João Gilberto – João Gilberto en México

João Gilberto en México

João GilbertoJoão Gilberto en México Orfeón TCI 10.012 (1970)


João Gilberto seemed to always take unexpected paths.  Following his rise to international fame into the mid-1960s, he did not release any studio recordings for five years.  He moved to the United States, then to Mexico for a couple years, then back to the United States.  During those few years in Mexico he recorded the sometimes overlooked João Gilberto en México.  The music is transitional, and while there are some simple performances rooted in his past work, with a focus on just Gilberto singing with his guitar, this was an album that notably embraced lush American pop in a new way.  That new turn is epitomized by a version of “Trolley Song,” made famous by Judy Garland‘s rendition for Meet Me in St.
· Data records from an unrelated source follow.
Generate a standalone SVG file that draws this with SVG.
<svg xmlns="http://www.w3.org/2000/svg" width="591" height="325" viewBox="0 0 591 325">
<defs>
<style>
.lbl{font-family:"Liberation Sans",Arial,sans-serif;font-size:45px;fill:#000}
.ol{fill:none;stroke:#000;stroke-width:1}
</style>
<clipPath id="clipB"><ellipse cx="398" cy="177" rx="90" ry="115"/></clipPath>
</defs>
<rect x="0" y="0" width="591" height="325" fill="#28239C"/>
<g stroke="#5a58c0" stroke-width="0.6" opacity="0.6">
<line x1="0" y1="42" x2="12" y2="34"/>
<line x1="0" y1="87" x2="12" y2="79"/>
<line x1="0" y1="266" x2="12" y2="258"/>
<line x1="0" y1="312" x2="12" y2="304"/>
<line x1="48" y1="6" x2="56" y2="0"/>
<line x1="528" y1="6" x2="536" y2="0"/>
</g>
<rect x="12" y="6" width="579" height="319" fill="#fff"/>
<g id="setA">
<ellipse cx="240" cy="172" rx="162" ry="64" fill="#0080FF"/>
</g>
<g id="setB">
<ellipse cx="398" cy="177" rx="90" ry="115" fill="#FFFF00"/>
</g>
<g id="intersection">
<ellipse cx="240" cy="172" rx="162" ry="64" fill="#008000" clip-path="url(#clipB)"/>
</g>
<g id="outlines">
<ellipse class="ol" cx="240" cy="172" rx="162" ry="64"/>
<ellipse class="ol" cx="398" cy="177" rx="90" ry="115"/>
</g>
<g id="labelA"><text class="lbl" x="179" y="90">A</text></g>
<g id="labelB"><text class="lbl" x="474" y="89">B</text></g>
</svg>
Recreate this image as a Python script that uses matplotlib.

Louis (1944).  The album features orchestration, but it seems like that of a minuscule budget, deployed sparingly.  Gilberto would remove all traces of orchestration on his next album, arguably his best.  But orchestration came back even more prominently on the highly successful Amoroso (1977), which has little of the spark and vitality of João Gilberto en México, and the use of an American pop standard even carried over to the artistically rewarding collaborative effort Brasil (1981).  This is an interesting set of music, revealing Gilberto’s willingness to rethink his music in fairly fundamental ways.  Much of the newer (if still retro) ideas he introduced initially here would only come to complete fruition over two decades later on João (1991).